Les prochaines négociations du secteur public auront lieu dans moins d’un an et demi. Les directions syndicales doivent préparer dès maintenant un plan de mobilisation des membres et d’escalade des moyens de pression. Cette fois-ci, au lieu d’accepter le cadre salarial du gouvernement, nous devons revendiquer un réel rattrapage salarial, rendu d’autant plus urgent par l’inflation grimpante, et être prêts à mener une véritable lutte, jusqu’au bout, pour y arriver. Depuis trop longtemps, nous faisons des compromis avec les gouvernements capitalistes qui laissent nos conditions de travail dépérir.
Si l’on parle fréquemment de « valorisation » de la profession enseignante, dans le contexte actuel, ce terme a des airs de mauvaise blague. Nous sommes traités comme de simples rouages d’une énorme machine et n’avons aucun contrôle sur notre pédagogie et nos conditions de travail, le tout à de bas salaires. Nous devons revendiquer un système entièrement public dans lequel les décisions seront prises par les travailleurs et travailleuses de l’éducation eux-mêmes. Ce sont ces derniers, après tout, et non quelques politiciens au service du patronat, qui savent comment les écoles devraient rouler. Nous pourrons alors réellement parler de valorisation de la profession enseignante.

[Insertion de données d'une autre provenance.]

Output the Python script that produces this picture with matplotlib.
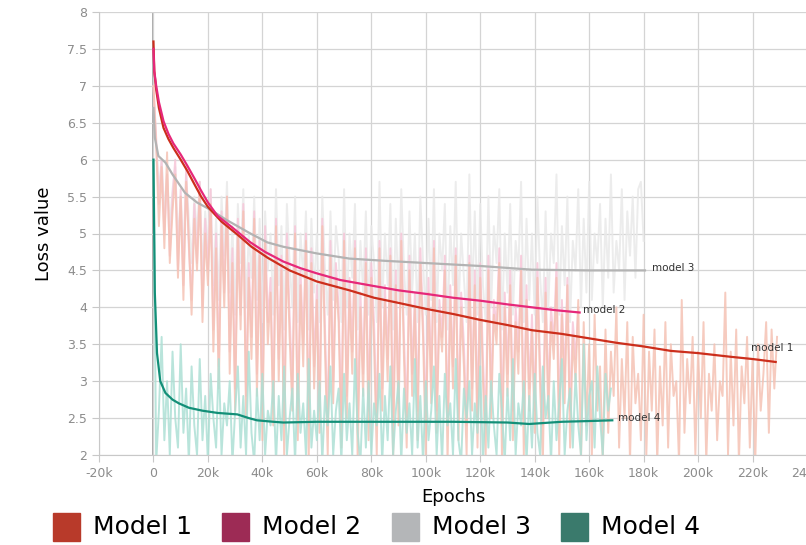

Un financement massif est aussi nécessaire pour rénover nos écoles qui s’écroulent, pour embaucher plus de personnel de soutien afin d’appuyer les enseignants, pour leur donner le matériel dont ils ont besoin, et pour leur offrir des conditions de travail de qualité. Cet argent existe, mais il dort dans les poches de quelques parasites capitalistes. Sous le capitalisme, la propriété privée et la recherche du profit sont les valeurs suprêmes. La menace constante de l’austérité et des incursions du privé, les conditions de travail aberrantes et le manque cruel d’enseignants sont les produits de ce système. C’est donc contre le capitalisme lui-même qu’il faut lutter.